Starring: Evan Rachel Wood, Nikki Reed, Holly Hunter
Director: Catherine Hardwicke
Anyone who was unable to magically fast forward through their teens knows of the insecurity and conflicting emotions that can be generated during the time when one begins to try to come to grips with the transition to adulthood -- all while undergoing daily transfusions of hormone cocktails. "Thirteen," recently released by Fox Searchlight Pictures, somehow manages to successfully capture one 13-year-old girl's disturbing evolution.
Tracy, played by Evan Rachel Wood, is transformed before your eyes amazingly from a sweet-as-pie girl from a broken home to a frightening, free loving, fire breathing, and drug-using teen from hell -- all in less than two hours. Not since the "Exorcist" or "Carrie" have I been more afraid to shop at the local mall in the heart of the most natural habitat of teenage girls.
Ms. Wood's portrayal of the pleasant plain Jane, who suddenly becomes fixated with and eventually swept away by the "most hottest" girl in her junior high, demonstrates Wood's continued evolution as an actress, having watched her grow into the role of an anorexic teen in the acclaimed television series, "Once and Again."
The film is deliberately shot in a grainy, herky-jerky style which allows the growth, or shall I say denigration, of Tracy to be told in a convincing fashion. The acting is superb, led by the dazzling supporting role of Holly Hunter as Tracy's mother, who is herself trying to pull together her own broken life while raising her children and dealing with the complicated challenge of dating and bringing another man into her children's lives.
Evie, the bad girl Tracy is eerily drawn toward, is played by Nikki Reed. Both teenage actresses demonstrate the range of acting and emotion that is usually reserved for adults picking up golden statues each spring.
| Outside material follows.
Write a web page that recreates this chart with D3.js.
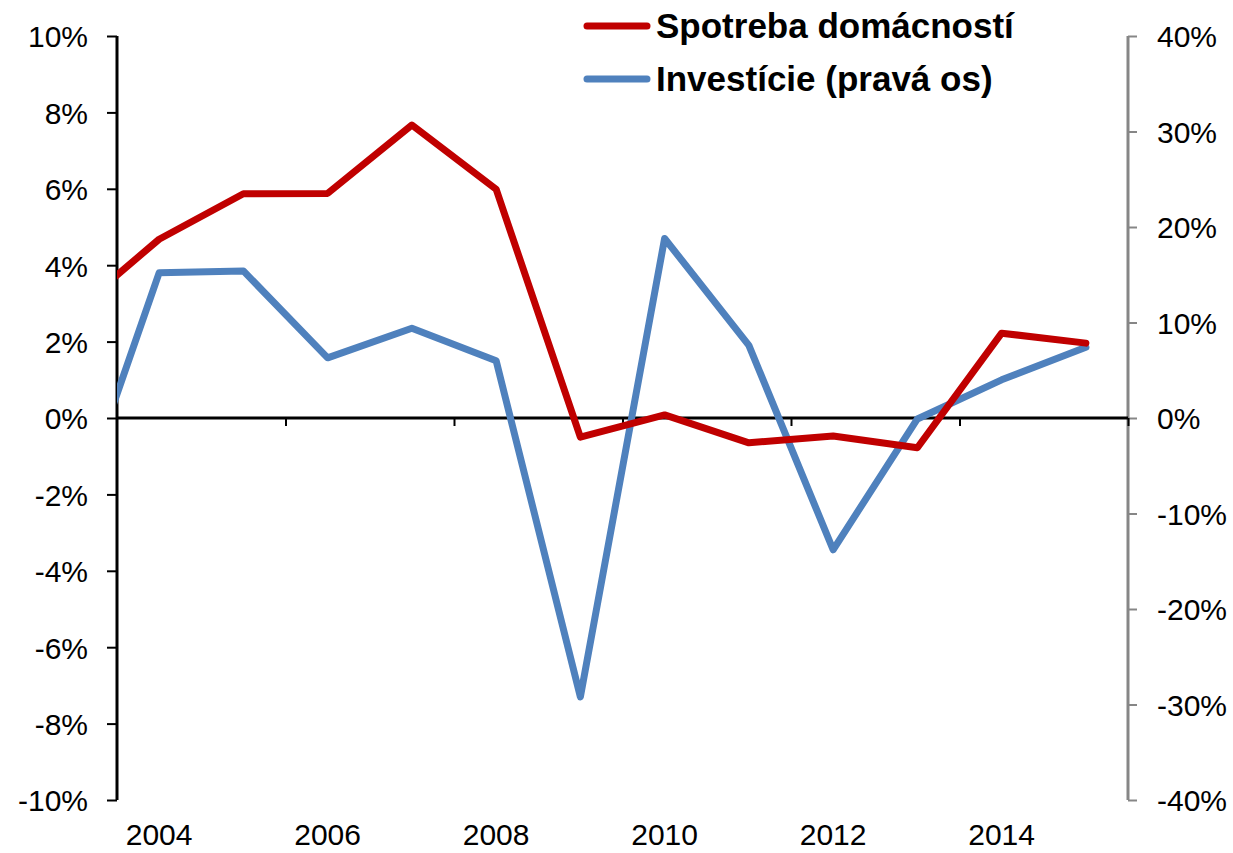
<!DOCTYPE html>
<html>
<head>
<meta charset="utf-8">
<script src="https://cdn.jsdelivr.net/npm/d3@7"></script>
<style>
  body { margin: 0; background: #fff; }
  text { font-family: "Liberation Sans", Arial, sans-serif; }
</style>
</head>
<body>
<svg id="chart"></svg>
<script>
// years of the series (2003 lies left of the visible range and gets clipped)
const years = [2003, 2004, 2005, 2006, 2007, 2008, 2009, 2010, 2011, 2012, 2013, 2014, 2015];

// household consumption, % y/y (left axis)
const consumption = [2.8, 4.68, 5.87, 5.88, 7.67, 5.99, -0.5, 0.08, -0.65, -0.47, -0.78, 2.22, 1.96];

// investment, % y/y (right axis)
const investment = [-10.2, 15.2, 15.4, 6.3, 9.4, 6.0, -29.2, 18.8, 7.6, -13.8, -0.1, 4.0, 7.4];

const leftTicks = [-10, -8, -6, -4, -2, 0, 2, 4, 6, 8, 10];
const rightTicks = [-40, -30, -20, -10, 0, 10, 20, 30, 40];
const yearLabels = [2004, 2006, 2008, 2010, 2012, 2014];
const yearTicks = [2005.5, 2007.5, 2009.5, 2011.5, 2013.5, 2015.5];

const seriesNames = ['Spotreba domácností', 'Investície (pravá os)'];
const seriesColors = ['#C00000', '#4F81BD'];

const dim = { width: 1233, height: 853, left: 117, right: 1128, top: 36, bottom: 800 };

const svg = d3.select('#chart')
  .attr('width', dim.width)
  .attr('height', dim.height);

// scales
const x = d3.scaleLinear().domain([2003.5, 2015.5]).range([dim.left, dim.right]);
const yLeft = d3.scaleLinear().domain([-10, 10]).range([dim.bottom, dim.top]);
const yRight = d3.scaleLinear().domain([-40, 40]).range([dim.bottom, dim.top]);

const fmt = d => `${d}%`;

// left axis
const leftAxis = svg.append('g')
  .attr('transform', `translate(${dim.left},0)`)
  .call(d3.axisLeft(yLeft).tickValues(leftTicks).tickFormat(fmt).tickSize(10).tickPadding(19));
leftAxis.select('.domain').attr('stroke', '#000').attr('stroke-width', 3).attr('d', `M0,${dim.top}V${dim.bottom}`);
leftAxis.selectAll('.tick line').attr('stroke', '#000').attr('stroke-width', 2);
leftAxis.selectAll('.tick text')
  .attr('font-size', 30)
  .attr('fill', '#000')
  .attr('dy', '0.36em');

// right axis
const rightAxis = svg.append('g')
  .attr('transform', `translate(${dim.right},0)`)
  .call(d3.axisRight(yRight).tickValues(rightTicks).tickFormat(fmt).tickSize(9).tickPadding(20));
rightAxis.select('.domain').attr('stroke', '#868686').attr('stroke-width', 3).attr('d', `M0,${dim.top}V${dim.bottom}`);
rightAxis.selectAll('.tick line').attr('stroke', '#868686').attr('stroke-width', 2);
rightAxis.selectAll('.tick text')
  .attr('font-size', 30)
  .attr('fill', '#000')
  .attr('dy', '0.36em');

// horizontal axis along the zero line
const xAxis = svg.append('g')
  .attr('transform', `translate(0,${yLeft(0)})`)
  .call(d3.axisBottom(x).tickValues(yearTicks).tickFormat('').tickSize(8));
xAxis.select('.domain').attr('stroke', '#000').attr('stroke-width', 3).attr('d', `M${dim.left},0H${dim.right}`);
xAxis.selectAll('.tick line').attr('stroke', '#000').attr('stroke-width', 2);

// year labels below the plot
svg.append('g')
  .selectAll('text')
  .data(yearLabels)
  .join('text')
  .attr('x', d => x(d))
  .attr('y', 845)
  .attr('text-anchor', 'middle')
  .attr('font-size', 30)
  .attr('fill', '#000')
  .text(d => d);

// clip lines to the plot area
svg.append('clipPath')
  .attr('id', 'plot-clip')
  .append('rect')
  .attr('x', dim.left)
  .attr('y', 0)
  .attr('width', dim.right - dim.left + 10)
  .attr('height', dim.height);

const lineLeft = d3.line().x((d, i) => x(years[i])).y(d => yLeft(d));
const lineRight = d3.line().x((d, i) => x(years[i])).y(d => yRight(d));

svg.append('path')
  .attr('clip-path', 'url(#plot-clip)')
  .attr('d', lineRight(investment))
  .attr('fill', 'none')
  .attr('stroke', seriesColors[1])
  .attr('stroke-width', 7)
  .attr('stroke-linejoin', 'round')
  .attr('stroke-linecap', 'round');

svg.append('path')
  .attr('clip-path', 'url(#plot-clip)')
  .attr('d', lineLeft(consumption))
  .attr('fill', 'none')
  .attr('stroke', seriesColors[0])
  .attr('stroke-width', 7)
  .attr('stroke-linejoin', 'round')
  .attr('stroke-linecap', 'round');

// legend in the top area
const legend = svg.append('g');
seriesNames.forEach((name, i) => {
  const ly = 26 + 53 * i;
  legend.append('line')
    .attr('x1', 587)
    .attr('x2', 647)
    .attr('y1', ly)
    .attr('y2', ly)
    .attr('stroke', seriesColors[i])
    .attr('stroke-width', 7)
    .attr('stroke-linecap', 'round');
  legend.append('text')
    .attr('x', 656)
    .attr('y', ly + 12)
    .attr('font-size', 35)
    .attr('font-weight', 'bold')
    .attr('fill', '#000')
    .text(name);
});
</script>
</body>
</html>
In fact, you eventually forget how old these girls are and how old their characters are intended to be. What is even more astonishing is the fact that the screenplay was co-written by the director, Catherine Hardwicke, and Reed, when she was actually only 13. Then again, maybe it's not much of a surprise since, as my friend pointed out, only a 13-year-old girl could have written some of the dialogue and captured this point of view in such a realistic fashion. (Okay, I'll admit to being biased in this review -- it's very easy to enjoy a movie when accompanied by a gorgeous friend!)
The only lapse in the film was the surprise plot twist near the end that was not carried through to the fullest possible extent. This may have been due more to time constraints than anything else, and at least it was orchestrated in a thoughtful, intelligent manner rather than in a slasher "Jason leaps out from the lake" kind of way.
This movie is a must see for anyone who has a daughter or thinks they may someday have a daughter. One word of warning, however, is that "Thirteen" is very painful to watch -- not because of bad acting, stale dialogue or any of the other usual suspects of many film buzz kills, but due to its intended and almost too effective depiction of the angst which drips through the screen and permeates the audience, leading us to the eventual devastating destruction that follows. If you can, bring a date, since it presents the perfect opportunity to show your sensitive side as well as your ability to sit through a "chick flick" -- and the bonus is that this one actually rocks!